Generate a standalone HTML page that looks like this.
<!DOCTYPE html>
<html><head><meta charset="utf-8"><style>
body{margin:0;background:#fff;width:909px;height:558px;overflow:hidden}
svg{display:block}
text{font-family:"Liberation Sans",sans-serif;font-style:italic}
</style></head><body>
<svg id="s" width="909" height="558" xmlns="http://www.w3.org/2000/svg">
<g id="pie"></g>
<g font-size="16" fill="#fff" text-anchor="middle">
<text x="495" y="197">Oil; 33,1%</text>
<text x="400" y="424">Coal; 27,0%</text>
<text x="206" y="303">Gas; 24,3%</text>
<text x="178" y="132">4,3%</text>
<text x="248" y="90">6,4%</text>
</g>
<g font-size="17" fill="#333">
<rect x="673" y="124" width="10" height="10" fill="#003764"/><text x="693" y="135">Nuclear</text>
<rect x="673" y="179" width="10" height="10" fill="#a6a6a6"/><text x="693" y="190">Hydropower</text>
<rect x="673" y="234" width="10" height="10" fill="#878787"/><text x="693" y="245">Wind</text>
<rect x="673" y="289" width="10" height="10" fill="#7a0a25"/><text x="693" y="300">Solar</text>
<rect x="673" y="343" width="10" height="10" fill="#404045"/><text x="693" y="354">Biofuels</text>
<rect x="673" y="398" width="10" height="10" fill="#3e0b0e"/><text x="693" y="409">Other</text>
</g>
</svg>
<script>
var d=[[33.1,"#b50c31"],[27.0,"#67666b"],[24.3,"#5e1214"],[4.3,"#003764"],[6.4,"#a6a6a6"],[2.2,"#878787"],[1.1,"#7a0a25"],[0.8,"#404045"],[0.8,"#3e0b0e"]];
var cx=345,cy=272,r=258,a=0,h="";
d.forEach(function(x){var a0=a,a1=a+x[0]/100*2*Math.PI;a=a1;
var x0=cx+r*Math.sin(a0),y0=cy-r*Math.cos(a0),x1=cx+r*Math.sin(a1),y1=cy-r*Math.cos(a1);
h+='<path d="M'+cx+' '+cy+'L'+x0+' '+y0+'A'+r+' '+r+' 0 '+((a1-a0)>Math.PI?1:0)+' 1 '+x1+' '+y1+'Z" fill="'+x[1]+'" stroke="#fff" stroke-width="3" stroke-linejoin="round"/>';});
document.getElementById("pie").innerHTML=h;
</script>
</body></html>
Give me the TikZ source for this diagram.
※
Above are records; say how many of their lines contain the word "this", giving only the number.

_Answer below_. 2